> [Work required]:
Keep to the lines from the line containing "Reproduce this chart with matplotlib." through the line containing "plt.rcParams['font.family'] = ['Liberation": copy them exactly and leave every picture out.

> [Raw records]:
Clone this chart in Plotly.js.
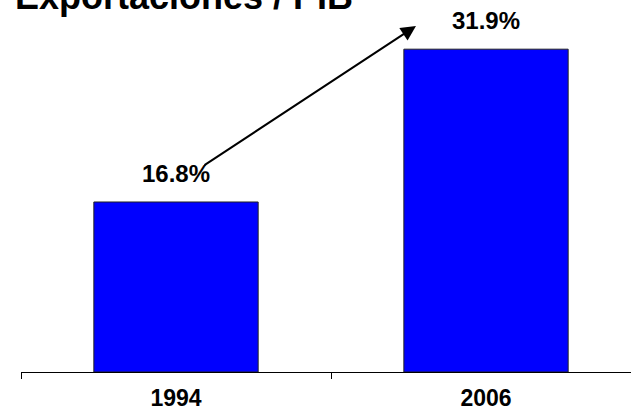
<!DOCTYPE html>
<html>
<head>
<meta charset="utf-8">
<script src="https://cdn.plot.ly/plotly-3.0.1.min.js"></script>
<style>html,body{margin:0;padding:0;background:#fff;overflow:hidden;}#chart{width:631px;height:410px;}</style>
</head>
<body>
<div id="chart"></div>
<script>
var categories = ['1994', '2006'];
var values = [16.8, 31.9];
var chartTitle = 'Exportaciones / PIB';

var FONT = 'Liberation Sans, Arial, sans-serif';

var trace = {
  type: 'bar',
  x: categories,
  y: values,
  width: 0.53,
  marker: {color: '#0000FF', line: {color: '#222222', width: 1}},
  hoverinfo: 'none'
};

var annotations = categories.map(function (c, i) {
  return {
    xref: 'x', yref: 'y', x: i, y: values[i],
    text: '<b>' + values[i].toFixed(1) + '%</b>',
    showarrow: false, xanchor: 'center', yanchor: 'bottom', yshift: 13,
    font: {family: FONT, size: 24, color: '#000000'}
  };
});

annotations.push({
  xref: 'paper', yref: 'paper', x: -0.013, y: 0.949,
  xanchor: 'left', yanchor: 'bottom', showarrow: false,
  text: '<b>' + chartTitle + '</b>',
  font: {family: FONT, size: 36, color: '#000000'}
});

annotations.push({
  xref: 'paper', yref: 'paper', x: 0.6475, y: 0.930,
  axref: 'pixel', ayref: 'pixel', ax: -213, ay: 140,
  showarrow: true, arrowhead: 2, arrowsize: 1.5, arrowwidth: 2,
  arrowcolor: '#000000', text: '', standoff: 0
});

var layout = {
  width: 631, height: 410,
  margin: {l: 21, r: 0, t: 0, b: 38},
  paper_bgcolor: '#ffffff', plot_bgcolor: '#ffffff',
  showlegend: false,
  xaxis: {
    type: 'category', range: [-0.5, 1.4677],
    showline: true, linecolor: '#000000', linewidth: 1,
    ticks: 'outside', tickson: 'boundaries', ticklen: 6, tickcolor: '#000000', tickwidth: 1,
    ticklabelstandoff: 5,
    showgrid: false, zeroline: false,
    tickfont: {family: FONT, size: 23, color: '#000000', weight: 'bold'}
  },
  yaxis: {
    range: [0, 36.76], visible: false, showgrid: false, zeroline: false, fixedrange: true
  },
  annotations: annotations
};

Plotly.newPlot('chart', [trace], layout, {staticPlot: true, displayModeBar: false});
</script>
</body>
</html>
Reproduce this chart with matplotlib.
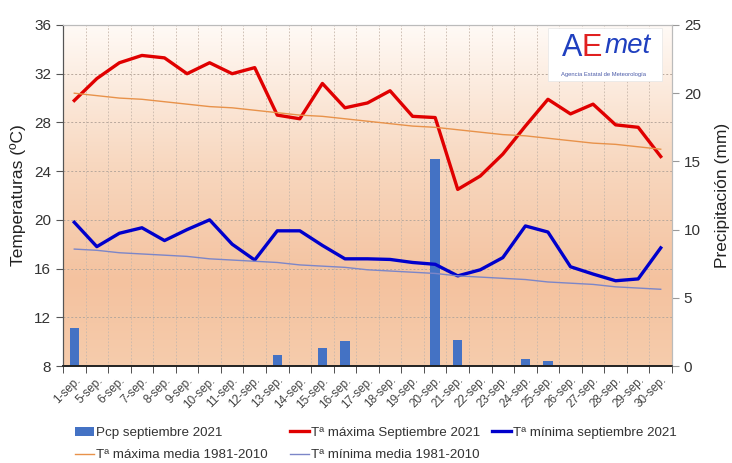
import numpy as np
import matplotlib
matplotlib.use("Agg")
import matplotlib.pyplot as plt
from matplotlib.colors import LinearSegmentedColormap
from matplotlib.transforms import blended_transform_factory
from matplotlib.patches import Rectangle

plt.rcParams['font.family'] = ['Liberation Sans', 'DejaVu Sans']

# datos
dias = ['1-sep.', '5-sep.', '6-sep.', '7-sep.', '8-sep.', '9-sep.', '10-sep.',
        '11-sep.', '12-sep.', '13-sep.', '14-sep.', '15-sep.', '16-sep.',
        '17-sep.', '18-sep.', '19-sep.', '20-sep.', '21-sep.', '22-sep.',
        '23-sep.', '24-sep.', '25-sep.', '26-sep.', '27-sep.', '28-sep.',
        '29-sep.', '30-sep.']
pcp = [2.8, 0, 0, 0, 0, 0, 0, 0, 0, 0.8, 0.1, 1.3, 1.8, 0, 0, 0, 15.2,
       1.9, 0, 0, 0.5, 0.35, 0, 0, 0, 0, 0]
tmax = [29.8, 31.6, 32.9, 33.5, 33.3, 32.0, 32.9, 32.0, 32.5, 28.6, 28.3,
        31.2, 29.2, 29.6, 30.6, 28.5, 28.4, 22.5, 23.6, 25.4, 27.7, 29.9,
        28.7, 29.5, 27.8, 27.6, 25.2]
tmin = [19.8, 17.8, 18.9, 19.35, 18.3, 19.2, 20.0, 18.0, 16.7, 19.1, 19.1,
        17.9, 16.8, 16.8, 16.75, 16.5, 16.35, 15.4, 15.9, 16.9, 19.5, 19.0,
        16.15, 15.55, 15.0, 15.15, 17.7]
tmax_media = [30.4, 30.2, 30.0, 29.9, 29.7, 29.5, 29.3, 29.2, 29.0, 28.8,
              28.6, 28.5, 28.3, 28.1, 27.9, 27.7, 27.6, 27.4, 27.2, 27.0,
              26.9, 26.7, 26.5, 26.3, 26.2, 26.0, 25.8]
tmin_media = [17.6, 17.5, 17.3, 17.2, 17.1, 17.0, 16.8, 16.7, 16.6, 16.5,
              16.3, 16.2, 16.1, 15.9, 15.8, 15.7, 15.6, 15.4, 15.3, 15.2,
              15.1, 14.9, 14.8, 14.7, 14.5, 14.4, 14.3]
temp_ticks = [8, 12, 16, 20, 24, 28, 32, 36]
pcp_ticks = [0, 5, 10, 15, 20, 25]

x = np.arange(len(dias))

fig = plt.figure(figsize=(7.32, 4.63), dpi=100)
ax = fig.add_axes([63/732, 1-366/463, 609/732, 341/463])
ax2 = ax.twinx()
ax.set_zorder(ax2.get_zorder() + 1)
ax.patch.set_visible(False)

# fondo degradado
cmap = LinearSegmentedColormap.from_list(
    'fondo', [(0.0, '#f6ccac'), (0.25, '#f4c29f'), (0.6, '#f8d8c0'),
              (1.0, '#fffaf6')])
grad = np.linspace(0, 1, 256).reshape(-1, 1)
ax2.imshow(grad, aspect='auto', cmap=cmap, origin='lower',
           extent=[0, 1, 0, 1], transform=ax2.transAxes, zorder=0)

# rejilla
tr = blended_transform_factory(ax2.transAxes, ax.transData)
for t in temp_ticks[1:-1]:
    ax2.plot([0, 1], [t, t], transform=tr, color='#b8a89c', lw=0.7,
             ls=(0, (2, 2)), zorder=1)
for b in np.arange(0.5, len(dias) - 1, 1):
    ax2.axvline(b, color='#c8b8ac', lw=0.6, ls=(0, (2, 2)), zorder=1)

ax2.bar(x, pcp, width=0.42, color='#4472c4', zorder=2,
        label='Pcp septiembre 2021')
ax2.set_ylim(0, 25)
ax2.set_yticks(pcp_ticks)

l1, = ax.plot(x, tmax, color='#e00000', lw=2.4, label='Tª máxima Septiembre 2021')
l2, = ax.plot(x, tmin, color='#0000cc', lw=2.4, label='Tª mínima septiembre 2021')
l3, = ax.plot(x, tmax_media, color='#e8924a', lw=1.0, label='Tª máxima media 1981-2010')
l4, = ax.plot(x, tmin_media, color='#7c86c8', lw=1.0, label='Tª mínima media 1981-2010')
ax.set_ylim(8, 36)
ax.set_yticks(temp_ticks)
ax.set_xlim(-0.5, len(dias) - 0.5)

ax.set_xticks(x)
ax.set_xticklabels(dias, rotation=45, ha='right', rotation_mode='anchor',
                   fontsize=8.5, color='#444444')
ax.tick_params(axis='x', length=0, pad=6)
ax.set_xticks(np.arange(-0.5, len(dias), 1), minor=True)
ax.tick_params(axis='x', which='minor', length=5, color='#333333')
ax.tick_params(axis='y', labelsize=11, length=5, color='#555555', labelcolor='#333333')
ax2.tick_params(axis='y', labelsize=11, length=5, color='#999999', labelcolor='#333333')

for a in (ax, ax2):
    a.spines['top'].set_color('#bbbbbb')
    a.spines['right'].set_color('#bbbbbb')
    a.spines['left'].set_color('#555555')
    a.spines['bottom'].set_color('#222222')
    a.spines['bottom'].set_linewidth(1.2)

ax.set_ylabel('Temperaturas (ºC)', fontsize=12.5, color='#222222', labelpad=6)
ax2.set_ylabel('Precipitación (mm)', fontsize=12.5, color='#222222', labelpad=10)

# logo
ax.add_patch(Rectangle((0.797, 0.835), 0.186, 0.155, transform=ax.transAxes,
                       facecolor='white', edgecolor='#e6e6e6', lw=0.5, zorder=5))
ax.text(0.836, 0.933, 'A', transform=ax.transAxes, fontsize=22, color='#1f3fbf',
        ha='center', va='center', zorder=6)
ax.text(0.868, 0.933, 'E', transform=ax.transAxes, fontsize=22, color='#e02020',
        ha='center', va='center', zorder=6)
ax.text(0.928, 0.937, 'met', transform=ax.transAxes, fontsize=20, color='#1f3fbf',
        style='italic', ha='center', va='center', zorder=6)
ax.text(0.888, 0.856, 'Agencia Estatal de Meteorología', transform=ax.transAxes,
        fontsize=4.2, color='#4a5aa8', ha='center', va='center', zorder=6)

# leyenda: cada entrada colocada como en el original
bars = ax2.containers[0]
entradas = [(bars, 75, 433), (l1, 290, 433), (l2, 492, 433),
            (l3, 75, 455), (l4, 290, 455)]
for h, px, py in entradas:
    fig.legend([h], [h.get_label()], loc='center left',
               bbox_to_anchor=(px/732, 1-py/463), frameon=False,
               fontsize=9.6, handlelength=1.4, handletextpad=0.2,
               borderpad=0, borderaxespad=0, labelcolor='#333333')

fig.savefig('out.png', dpi=100, facecolor='white')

> [Solution to this exercise]:
Reproduce this chart with matplotlib.
import numpy as np
import matplotlib
matplotlib.use("Agg")
import matplotlib.pyplot as plt
from matplotlib.colors import LinearSegmentedColormap
from matplotlib.transforms import blended_transform_factory
from matplotlib.patches import Rectangle

plt.rcParams['font.family'] = ['Liberation Sans', 'DejaVu Sans']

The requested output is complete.